▶ **DIRECTIVE**:
Return every line below as is, leaving out the pictures.

▶ **RECORDED DATA**:
-------

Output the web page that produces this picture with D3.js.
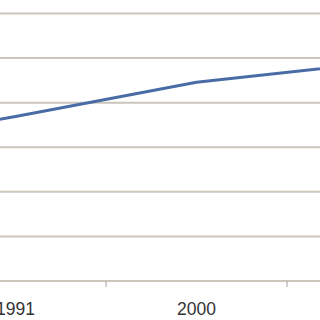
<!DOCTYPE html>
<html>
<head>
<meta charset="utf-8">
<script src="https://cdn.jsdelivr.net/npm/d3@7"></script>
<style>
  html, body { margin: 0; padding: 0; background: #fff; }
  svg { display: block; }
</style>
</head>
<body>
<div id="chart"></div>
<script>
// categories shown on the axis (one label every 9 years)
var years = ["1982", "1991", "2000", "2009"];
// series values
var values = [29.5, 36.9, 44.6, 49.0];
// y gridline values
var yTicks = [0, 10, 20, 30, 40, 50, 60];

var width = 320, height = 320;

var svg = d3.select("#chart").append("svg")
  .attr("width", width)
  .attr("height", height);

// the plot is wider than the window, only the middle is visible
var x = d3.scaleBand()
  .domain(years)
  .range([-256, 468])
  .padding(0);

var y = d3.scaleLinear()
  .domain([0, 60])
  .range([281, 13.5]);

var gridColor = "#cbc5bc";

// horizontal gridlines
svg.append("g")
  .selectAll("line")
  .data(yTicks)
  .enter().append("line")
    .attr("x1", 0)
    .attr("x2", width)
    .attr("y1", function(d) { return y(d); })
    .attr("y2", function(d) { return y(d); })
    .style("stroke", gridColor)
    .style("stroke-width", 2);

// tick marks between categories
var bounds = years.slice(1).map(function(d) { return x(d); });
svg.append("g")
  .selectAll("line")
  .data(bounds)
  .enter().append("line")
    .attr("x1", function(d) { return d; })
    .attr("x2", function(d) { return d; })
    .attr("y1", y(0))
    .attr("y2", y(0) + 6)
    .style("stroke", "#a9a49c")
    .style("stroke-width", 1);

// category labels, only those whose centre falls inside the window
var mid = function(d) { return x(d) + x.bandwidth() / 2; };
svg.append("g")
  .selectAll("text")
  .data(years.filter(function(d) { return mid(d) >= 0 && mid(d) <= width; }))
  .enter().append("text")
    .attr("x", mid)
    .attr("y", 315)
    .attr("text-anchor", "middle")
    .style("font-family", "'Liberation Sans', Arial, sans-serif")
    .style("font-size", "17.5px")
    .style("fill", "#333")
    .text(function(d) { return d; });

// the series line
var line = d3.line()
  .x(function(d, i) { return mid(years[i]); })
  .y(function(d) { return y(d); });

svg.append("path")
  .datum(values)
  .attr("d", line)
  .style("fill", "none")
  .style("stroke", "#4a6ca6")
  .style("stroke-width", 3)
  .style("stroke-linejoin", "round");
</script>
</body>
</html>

-------

▶ **EXERCISE RESPONSE**:
Output the web page that produces this picture with D3.js.
<!DOCTYPE html>
<html>
<head>
<meta charset="utf-8">
<script src="https://cdn.jsdelivr.net/npm/d3@7"></script>
<style>
  html, body { margin: 0; padding: 0; background: #fff; }
  svg { display: block; }
</style>
</head>
<body>
<div id="chart"></div>
<script>
// categories shown on the axis (one label every 9 years)
var years = ["1982", "1991", "2000", "2009"];
// series values
var values = [29.5, 36.9, 44.6, 49.0];
// y gridline values
var yTicks = [0, 10, 20, 30, 40, 50, 60];

var width = 320, height = 320;

var svg = d3.select("#chart").append("svg")
  .attr("width", width)
  .attr("height", height);

// the plot is wider than the window, only the middle is visible
var x = d3.scaleBand()
  .domain(years)
  .range([-256, 468])
  .padding(0);

var y = d3.scaleLinear()
  .domain([0, 60])
  .range([281, 13.5]);

var gridColor = "#cbc5bc";

// horizontal gridlines
svg.append("g")
  .selectAll("line")
  .data(yTicks)
  .enter().append("line")
    .attr("x1", 0)
    .attr("x2", width)
    .attr("y1", function(d) { return y(d); })
    .attr("y2", function(d) { return y(d); })
    .style("stroke", gridColor)
    .style("stroke-width", 2);

// tick marks between categories
var bounds = years.slice(1).map(function(d) { return x(d); });
svg.append("g")
  .selectAll("line")
  .data(bounds)
  .enter().append("line")
    .attr("x1", function(d) { return d; })
    .attr("x2", function(d) { return d; })
    .attr("y1", y(0))
    .attr("y2", y(0) + 6)
    .style("stroke", "#a9a49c")
    .style("stroke-width", 1);

// category labels, only those whose centre falls inside the window
var mid = function(d) { return x(d) + x.bandwidth() / 2; };
svg.append("g")
  .selectAll("text")
  .data(years.filter(function(d) { return mid(d) >= 0 && mid(d) <= width; }))
  .enter().append("text")
    .attr("x", mid)
    .attr("y", 315)
    .attr("text-anchor", "middle")
    .style("font-family", "'Liberation Sans', Arial, sans-serif")
    .style("font-size", "17.5px")
    .style("fill", "#333")
    .text(function(d) { return d; });

// the series line
var line = d3.line()
  .x(function(d, i) { return mid(years[i]); })
  .y(function(d) { return y(d); });

svg.append("path")
  .datum(values)
  .attr("d", line)
  .style("fill", "none")
  .style("stroke", "#4a6ca6")
  .style("stroke-width", 3)
  .style("stroke-linejoin", "round");
</script>
</body>
</html>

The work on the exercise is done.